The opening, celestial drone slowly burns and then fades away, giving way to a slightly abrasive static. The duo mix together their decorated textures and produce seamless changes from one to another. Clear, open sky harmonies flirt with the music for a while, but then the cloudy experimental tones roll in, and they’re always shrouded in the snow of white static. The static seems to destroy anything in its path, as if it were the son of Godzilla rampaging through a major American city. The striking contrast between the coasting ambience and the distorted electronic synths is clearly there, but its well-balanced nature ensures that the music’s skeleton never feels disjointed; if anything, the transformation is a sweet dislocation.

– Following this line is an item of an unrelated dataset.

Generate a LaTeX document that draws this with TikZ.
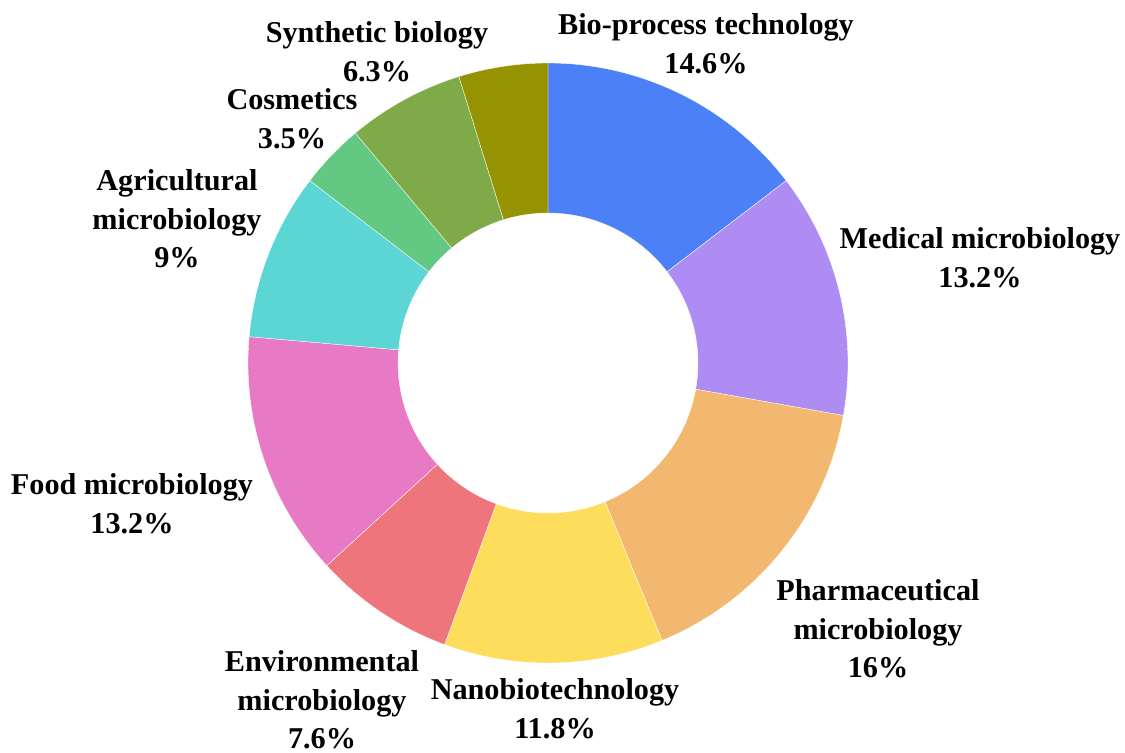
\documentclass[tikz,border=0pt]{standalone}
\usepackage{fontspec}
\setmainfont{Liberation Serif}
\usepackage{tikz}
\usetikzlibrary{positioning}
\definecolor{biocolor}{RGB}{76, 128, 246}
\definecolor{medcolor}{RGB}{174, 140, 244}
\definecolor{pharmacolor}{RGB}{242, 184, 112}
\definecolor{nanocolor}{RGB}{254, 220, 92}
\definecolor{envcolor}{RGB}{239, 117, 124}
\definecolor{foodcolor}{RGB}{232, 121, 196}
\definecolor{agricolor}{RGB}{92, 213, 213}
\definecolor{cosmcolor}{RGB}{98, 200, 130}
\definecolor{syncolor}{RGB}{126, 170, 72}
\definecolor{othercolor}{RGB}{150, 147, 3}
\tikzset{
    slice label/.style={align=center, inner sep=0pt, font=\fontsize{17.2}{22}\selectfont\bfseries},
    slice edge/.style={draw=white, line width=0.2pt}
}

\begin{document}
\begin{tikzpicture}[x=0.02cm, y=0.02cm]
    \useasboundingbox (-548,-390) rectangle (577,363);

    % Slices (clockwise from the top)
    \fill[biocolor, slice edge] (90:300) arc[start angle=90, end angle=37.44, radius=300] -- (37.44:150) arc[start angle=37.44, end angle=90, radius=150] -- cycle;
    \fill[medcolor, slice edge] (37.44:300) arc[start angle=37.44, end angle=-10.08, radius=300] -- (-10.08:150) arc[start angle=-10.08, end angle=37.44, radius=150] -- cycle;
    \fill[pharmacolor, slice edge] (-10.08:300) arc[start angle=-10.08, end angle=-67.68, radius=300] -- (-67.68:150) arc[start angle=-67.68, end angle=-10.08, radius=150] -- cycle;
    \fill[nanocolor, slice edge] (-67.68:300) arc[start angle=-67.68, end angle=-110.16, radius=300] -- (-110.16:150) arc[start angle=-110.16, end angle=-67.68, radius=150] -- cycle;
    \fill[envcolor, slice edge] (-110.16:300) arc[start angle=-110.16, end angle=-137.52, radius=300] -- (-137.52:150) arc[start angle=-137.52, end angle=-110.16, radius=150] -- cycle;
    \fill[foodcolor, slice edge] (-137.52:300) arc[start angle=-137.52, end angle=-185.04, radius=300] -- (-185.04:150) arc[start angle=-185.04, end angle=-137.52, radius=150] -- cycle;
    \fill[agricolor, slice edge] (-185.04:300) arc[start angle=-185.04, end angle=-217.44, radius=300] -- (-217.44:150) arc[start angle=-217.44, end angle=-185.04, radius=150] -- cycle;
    \fill[cosmcolor, slice edge] (-217.44:300) arc[start angle=-217.44, end angle=-230.04, radius=300] -- (-230.04:150) arc[start angle=-230.04, end angle=-217.44, radius=150] -- cycle;
    \fill[syncolor, slice edge] (-230.04:300) arc[start angle=-230.04, end angle=-252.72, radius=300] -- (-252.72:150) arc[start angle=-252.72, end angle=-230.04, radius=150] -- cycle;
    \fill[othercolor, slice edge] (-252.72:300) arc[start angle=-252.72, end angle=-270, radius=300] -- (-270:150) arc[start angle=-270, end angle=-252.72, radius=150] -- cycle;

    % Labels
    \node[slice label] (bio) at (158,319) {Bio-process technology\\14.6\%};
    \node[slice label] (med) at (432,105) {Medical microbiology\\13.2\%};
    \node[slice label] (pharma) at (330,-266) {Pharmaceutical\\microbiology\\16\%};
    \node[slice label] (nano) at (7,-346) {Nanobiotechnology\\11.8\%};
    \node[slice label] (env) at (-226,-337) {Environmental\\microbiology\\7.6\%};
    \node[slice label] (food) at (-416,-141) {Food microbiology\\13.2\%};
    \node[slice label] (agri) at (-371,144) {Agricultural\\microbiology\\9\%};
    \node[slice label] (cosm) at (-256,244) {Cosmetics\\3.5\%};
    \node[slice label] (syn) at (-171,311) {Synthetic biology\\6.3\%};
\end{tikzpicture}
\end{document}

The amber halo of drone is a warm visitation, but the beautiful opening spreads its wings and flies away. Synth textures snake around the music, and a cooler static then bubbles and gurgles, coughing up specks of dirt through its electronic lungs. The harmonies come back in, but they have undergone an amazing transformation; they enter through the doorway covered in static, their once thin steps now dripping with the lo-fi, intermittent interruption of grainy distortion and the chrome sound of dead end cables. Black wires carry the music through obsolete dial up connections and a rainy covering of mud. ‘Linear Elasticity’ and its fierce static erupts out of the music and is the only track not to feature Smalley’s beautiful drone. Perhaps it isn’t safe to land as static showers the sound like an outpouring of lava over decaying rock. For the most part the drones choose to open up the music, and this is the only kind of repetition you’ll find on the album. Elsewhere, the demented melody of ‘Geophone’ squeals out of a twisted instrument, the sound of bagpipes echoing down an asylum’s corridors. It rises to a feverish, vicious pitch, glowing in power, grinding against the steel door. This is the kaleidoscopic climax, where the calm lights glitter in the face of the gritted distortion with a colourful, prismatic intensity.

Two musicians become one entity.

The clean tones of an electric guitar come to wash away the crimson light with a wash of well-being green. And then it’s time to wake up – the light changes colour and we ride on. Seismology has the guts to go out and explore the unexplored. Viva la revolution!